Prosegue più avanti: «Sulla coppa sinistra del reggiseno è riconoscibile una soluzione di continuità attribuibile a una lama monotagliente. Sulla porzione posteriore del top sono riconoscibili da 4 a 8 soluzioni di continuità attribuibili all’azione di una lama. Sulla porzione anteriore della maglia sono presenti da due a sette soluzioni di continuità attribuibili alla azione di un mezzo tagliente, mentre nella porzione posteriore il numero di danneggiamenti non è definibile. La trama a maglia larga, la possibile coalescenza dei danneggiamenti e la possibilità di danneggiamenti secondari generati dalla lama non consentono di determinarne il numero esatto».
Al perito merceologo-palentologo il gip aveva chiesto di procedere ad accertamenti tecnici anche sulle travi rimosse in corrispondenza del giaciglio.

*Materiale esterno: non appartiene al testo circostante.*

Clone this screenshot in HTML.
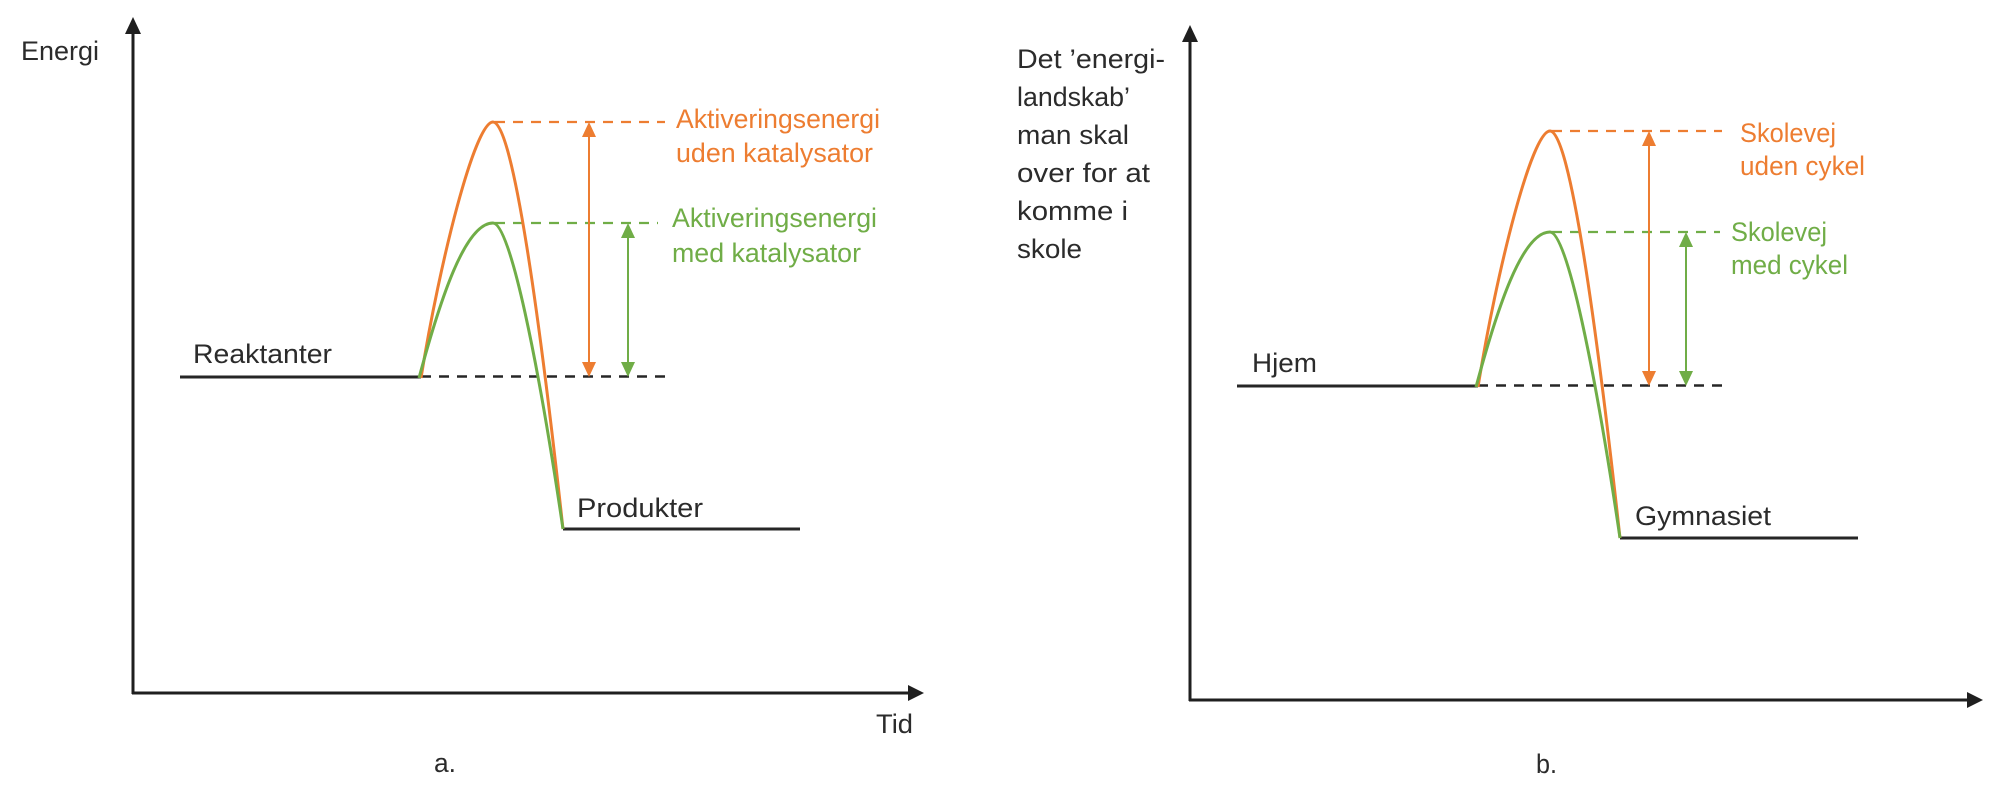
<!DOCTYPE html>
<html>
<head>
<meta charset="utf-8">
<style>
  html, body { margin:0; padding:0; background:#ffffff; }
  body { width:2000px; height:801px; overflow:hidden; }
  svg { display:block; }
  text { font-family: "Liberation Sans", "DejaVu Sans", sans-serif; font-size:27px; }
  .dk { fill:#2b2b2b; }
  .or { fill:#ED7D31; }
  .gr { fill:#70AD47; }
</style>
</head>
<body>
<svg width="2000" height="801" viewBox="0 0 2000 801" xmlns="http://www.w3.org/2000/svg">
  <rect x="0" y="0" width="2000" height="801" fill="#ffffff"/>

  <!-- ================= PANEL A ================= -->
  <!-- axes -->
  <line x1="133" y1="694" x2="133" y2="30" stroke="#1f1f1f" stroke-width="3"/>
  <polygon points="133,17 125,34 141,34" fill="#1f1f1f"/>
  <line x1="132" y1="693" x2="911" y2="693" stroke="#1f1f1f" stroke-width="3"/>
  <polygon points="924,693 908,685 908,701" fill="#1f1f1f"/>

  <!-- levels -->
  <line x1="180" y1="377" x2="421" y2="377" stroke="#262626" stroke-width="3"/>
  <line x1="421" y1="376.5" x2="667" y2="376.5" stroke="#262626" stroke-width="2.5" stroke-dasharray="10 8"/>
  <line x1="563" y1="529" x2="800" y2="529" stroke="#262626" stroke-width="3"/>

  <!-- colored dashed -->
  <line x1="495" y1="122" x2="665" y2="122" stroke="#ED7D31" stroke-width="2.2" stroke-dasharray="10 8"/>
  <line x1="495" y1="223" x2="658" y2="223" stroke="#70AD47" stroke-width="2.2" stroke-dasharray="10 8"/>

  <!-- curves -->
  <path d="M421,378 C440,260 475,122 493,122 C513,122 540,320 563,529" fill="none" stroke="#ED7D31" stroke-width="3"/>
  <path d="M419,378 C440,300 465,223 493,223 C510,223 538,360 563,529" fill="none" stroke="#70AD47" stroke-width="3"/>

  <!-- double arrows -->
  <line x1="589" y1="134" x2="589" y2="365" stroke="#ED7D31" stroke-width="2"/>
  <polygon points="589,122 582,137 596,137" fill="#ED7D31"/>
  <polygon points="589,377 582,362 596,362" fill="#ED7D31"/>
  <line x1="628" y1="235" x2="628" y2="365" stroke="#70AD47" stroke-width="2"/>
  <polygon points="628,223 621,238 635,238" fill="#70AD47"/>
  <polygon points="628,377 621,362 635,362" fill="#70AD47"/>

  <!-- texts -->
  <text class="dk" x="21" y="60" textLength="78" lengthAdjust="spacingAndGlyphs">Energi</text>
  <text class="dk" x="193" y="363" textLength="139" lengthAdjust="spacingAndGlyphs">Reaktanter</text>
  <text class="dk" x="577" y="517" textLength="126" lengthAdjust="spacingAndGlyphs">Produkter</text>
  <text class="or" x="676" y="128" textLength="204" lengthAdjust="spacingAndGlyphs">Aktiveringsenergi</text>
  <text class="or" x="676" y="162" textLength="197" lengthAdjust="spacingAndGlyphs">uden katalysator</text>
  <text class="gr" x="672" y="227" textLength="205" lengthAdjust="spacingAndGlyphs">Aktiveringsenergi</text>
  <text class="gr" x="672" y="262" textLength="189" lengthAdjust="spacingAndGlyphs">med katalysator</text>
  <text class="dk" x="876" y="733" textLength="37" lengthAdjust="spacingAndGlyphs">Tid</text>
  <text class="dk" x="434" y="772" textLength="22" lengthAdjust="spacingAndGlyphs">a.</text>

  <!-- ================= PANEL B ================= -->
  <!-- axes -->
  <line x1="1190" y1="701" x2="1190" y2="38" stroke="#1f1f1f" stroke-width="3"/>
  <polygon points="1190,25 1182,42 1198,42" fill="#1f1f1f"/>
  <line x1="1189" y1="700" x2="1969" y2="700" stroke="#1f1f1f" stroke-width="3"/>
  <polygon points="1983,700 1967,692 1967,708" fill="#1f1f1f"/>

  <!-- levels -->
  <line x1="1237" y1="386" x2="1478" y2="386" stroke="#262626" stroke-width="3"/>
  <line x1="1478" y1="385.5" x2="1725" y2="385.5" stroke="#262626" stroke-width="2.5" stroke-dasharray="10 8"/>
  <line x1="1620" y1="538" x2="1858" y2="538" stroke="#262626" stroke-width="3"/>

  <!-- colored dashed -->
  <line x1="1552" y1="131" x2="1722" y2="131" stroke="#ED7D31" stroke-width="2.2" stroke-dasharray="10 8"/>
  <line x1="1552" y1="232" x2="1720" y2="232" stroke="#70AD47" stroke-width="2.2" stroke-dasharray="10 8"/>

  <!-- curves -->
  <path d="M1478,387 C1497,269 1532,131 1550,131 C1570,131 1597,329 1620,538" fill="none" stroke="#ED7D31" stroke-width="3"/>
  <path d="M1476,387 C1497,309 1522,232 1550,232 C1567,232 1595,369 1620,538" fill="none" stroke="#70AD47" stroke-width="3"/>

  <!-- double arrows -->
  <line x1="1649" y1="143" x2="1649" y2="374" stroke="#ED7D31" stroke-width="2"/>
  <polygon points="1649,131 1642,146 1656,146" fill="#ED7D31"/>
  <polygon points="1649,386 1642,371 1656,371" fill="#ED7D31"/>
  <line x1="1686" y1="244" x2="1686" y2="374" stroke="#70AD47" stroke-width="2"/>
  <polygon points="1686,232 1679,247 1693,247" fill="#70AD47"/>
  <polygon points="1686,386 1679,371 1693,371" fill="#70AD47"/>

  <!-- texts -->
  <text class="dk" x="1017" y="68" textLength="148" lengthAdjust="spacingAndGlyphs">Det ’energi-</text>
  <text class="dk" x="1017" y="106" textLength="113" lengthAdjust="spacingAndGlyphs">landskab’</text>
  <text class="dk" x="1017" y="144" textLength="112" lengthAdjust="spacingAndGlyphs">man skal</text>
  <text class="dk" x="1017" y="182" textLength="133" lengthAdjust="spacingAndGlyphs">over for at</text>
  <text class="dk" x="1017" y="220" textLength="111" lengthAdjust="spacingAndGlyphs">komme i</text>
  <text class="dk" x="1017" y="258" textLength="65" lengthAdjust="spacingAndGlyphs">skole</text>

  <text class="dk" x="1252" y="372" textLength="65" lengthAdjust="spacingAndGlyphs">Hjem</text>
  <text class="dk" x="1635" y="525" textLength="136" lengthAdjust="spacingAndGlyphs">Gymnasiet</text>

  <text class="or" x="1740" y="142" textLength="96" lengthAdjust="spacingAndGlyphs">Skolevej</text>
  <text class="or" x="1740" y="175" textLength="125" lengthAdjust="spacingAndGlyphs">uden cykel</text>
  <text class="gr" x="1731" y="241" textLength="96" lengthAdjust="spacingAndGlyphs">Skolevej</text>
  <text class="gr" x="1731" y="274" textLength="117" lengthAdjust="spacingAndGlyphs">med cykel</text>

  <text class="dk" x="1536" y="773" textLength="21" lengthAdjust="spacingAndGlyphs">b.</text>
</svg>
</body>
</html>
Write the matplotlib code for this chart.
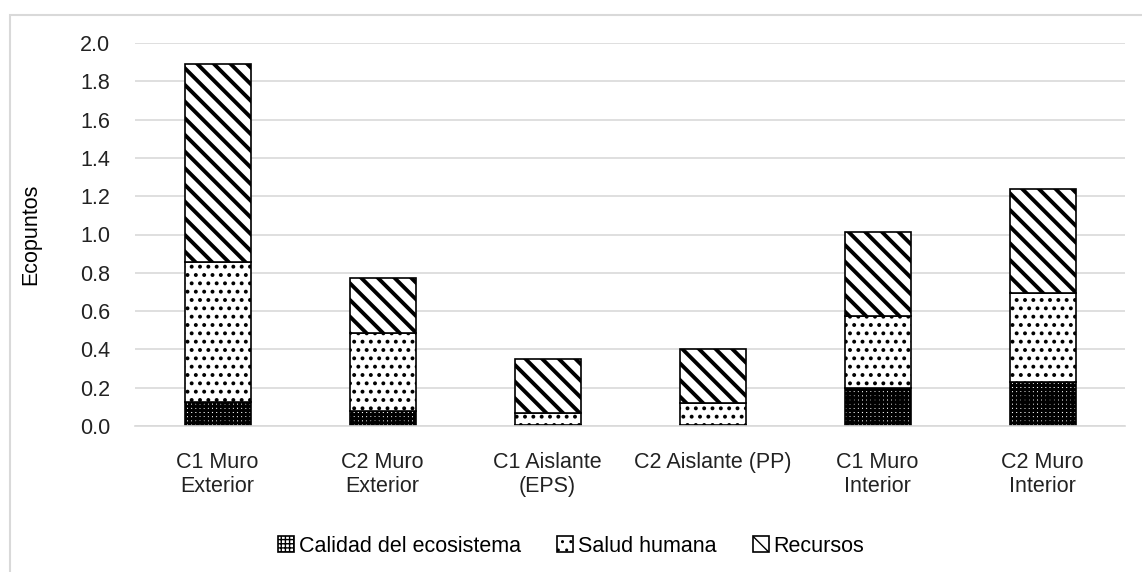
import matplotlib.pyplot as plt
from matplotlib.patches import Rectangle

categories = ["C1 Muro\nExterior", "C2 Muro\nExterior", "C1 Aislante\n(EPS)",
              "C2 Aislante (PP)", "C1 Muro\nInterior", "C2 Muro\nInterior"]
calidad = [0.125, 0.078, 0.005, 0.004, 0.198, 0.230]
salud = [0.731, 0.408, 0.063, 0.116, 0.376, 0.465]
recursos = [1.034, 0.287, 0.282, 0.282, 0.439, 0.543]
yticks = [0.0, 0.2, 0.4, 0.6, 0.8, 1.0, 1.2, 1.4, 1.6, 1.8, 2.0]

plt.rcParams['font.family'] = ['Liberation Sans', 'DejaVu Sans']
plt.rcParams['hatch.color'] = 'black'

fig = plt.figure(figsize=(11.42, 5.72), dpi=100)
fig.patches.append(Rectangle((10 / 1142, -0.1), 1.2, 1 - 15 / 572 + 0.1,
                             transform=fig.transFigure, fill=False,
                             edgecolor='#d9d9d9', linewidth=1.5))
ax = fig.add_axes([135 / 1142, 1 - 426 / 572, 990 / 1142, 383 / 572])

x = range(len(categories))
width = 0.4
series = [
    ("Calidad del ecosistema", calidad, '++++', 2.2),
    ("Salud humana", salud, '..', 1.6),
    ("Recursos", recursos, '\\\\', 2.8),
]
bottom = [0.0] * len(categories)
handles = []
for name, vals, hatch, hlw in series:
    bars = ax.bar(x, vals, width, bottom=bottom, color='white',
                  edgecolor='black', linewidth=1.2, hatch=hatch, label=name)
    for b in bars:
        if hasattr(b, 'set_hatch_linewidth'):
            b.set_hatch_linewidth(hlw)
    handles.append(bars)
    bottom = [b + v for b, v in zip(bottom, vals)]

ax.set_ylim(0, 2.0)
ax.set_xlim(-0.5, len(categories) - 0.5)
ax.set_yticks(yticks)
ax.set_yticklabels([f"{t:.1f}" for t in yticks])
ax.set_xticks(list(x))
ax.set_xticklabels(categories, linespacing=1.15)
ax.tick_params(length=0, labelsize=15.5, colors='#222222')
ax.tick_params(axis='y', pad=18)
ax.tick_params(axis='x', pad=19)
ax.grid(axis='y', color='#d9d9d9', linewidth=1.2)
ax.set_axisbelow(True)
for s in ['top', 'right', 'left']:
    ax.spines[s].set_visible(False)
ax.spines['bottom'].set_color('#d9d9d9')
ax.spines['bottom'].set_linewidth(1.2)
ax.set_ylabel("Ecopuntos", fontsize=15.5, labelpad=28)

leg = fig.legend(handles=handles, loc='center', bbox_to_anchor=(0.5, 1 - 546 / 572),
                 ncol=3, frameon=False, fontsize=15.5, handlelength=0.75,
                 handleheight=0.75, handletextpad=0.2, columnspacing=1.7)

fig.savefig("out.png", dpi=100)
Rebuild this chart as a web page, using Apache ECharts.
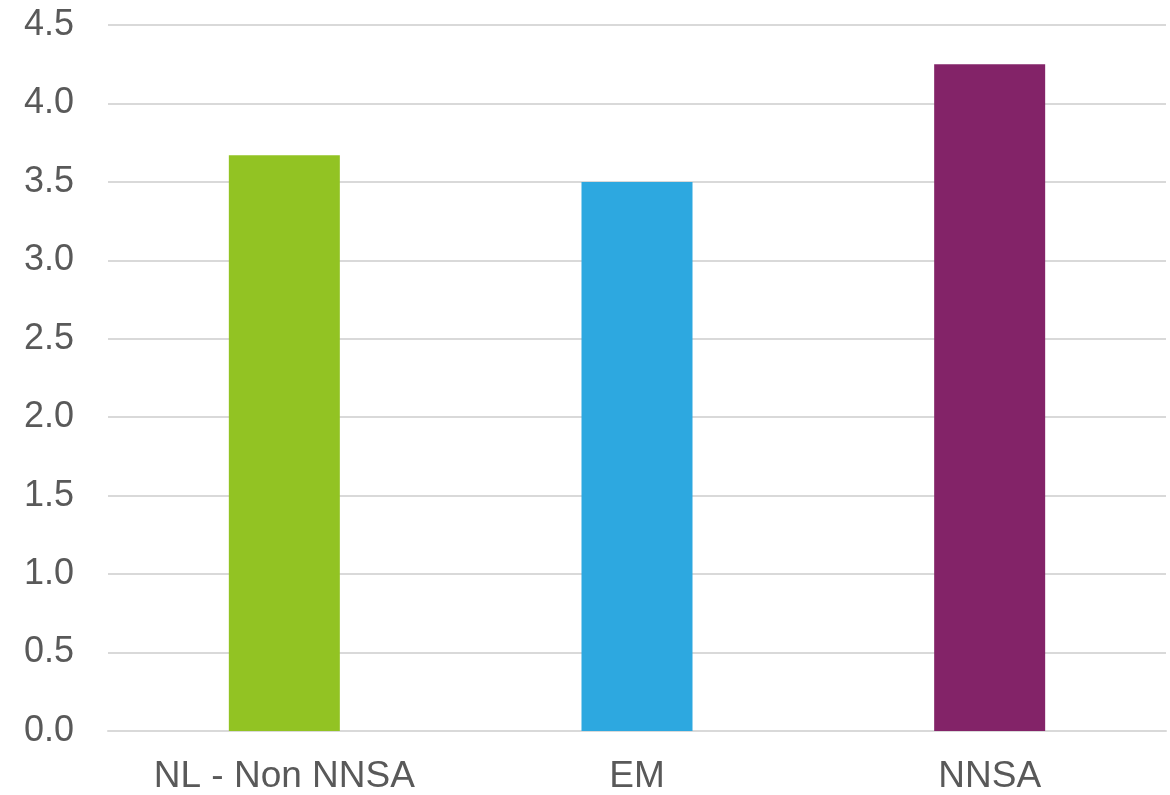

Così prosegue la relazione a proposito dello strumento utilizzato, che sarebbe «un cacciavite spaccato di piccole dimensioni». «Il numero elevato delle tracce, la presenza anche in corrispondenza delle tavole su cui poggiano le tegole fanno pensare a operazioni condotte frettolosamente e senza metodo». Non una mano esperta, quindi, piuttosto un carpentiere improvvisato.
Dai sassolini (clasti in gergo tecnico) la perizia è in grado di restituire il fotogramma di uno degli ultimissimi momenti della vita della ragazza di Potenza, dimostrando che Elisa nel sottotetto della chiesa della Santissima Trinità di Potenza ci arrivò viva, e che qui fu uccisa.
Scrive Eva Sacchi: «La posizione dei clasti profondamente inseriti nei solchi del tacco fanno presumere che tale collocazione possa essere stata raggiunta durante la normale locomozione, e fanno ritenere che essi avrebbero causato un sensibile fastidio nella normale deambulazione. Si ritiene quindi altrettanto probabile che l’inserimento del clasto nel tacco sia avvenuto nel sottotetto durante l’ultimo intervallo di vita della vittima». Una circostanza «poco o immediatamente precedente il momento del delitto».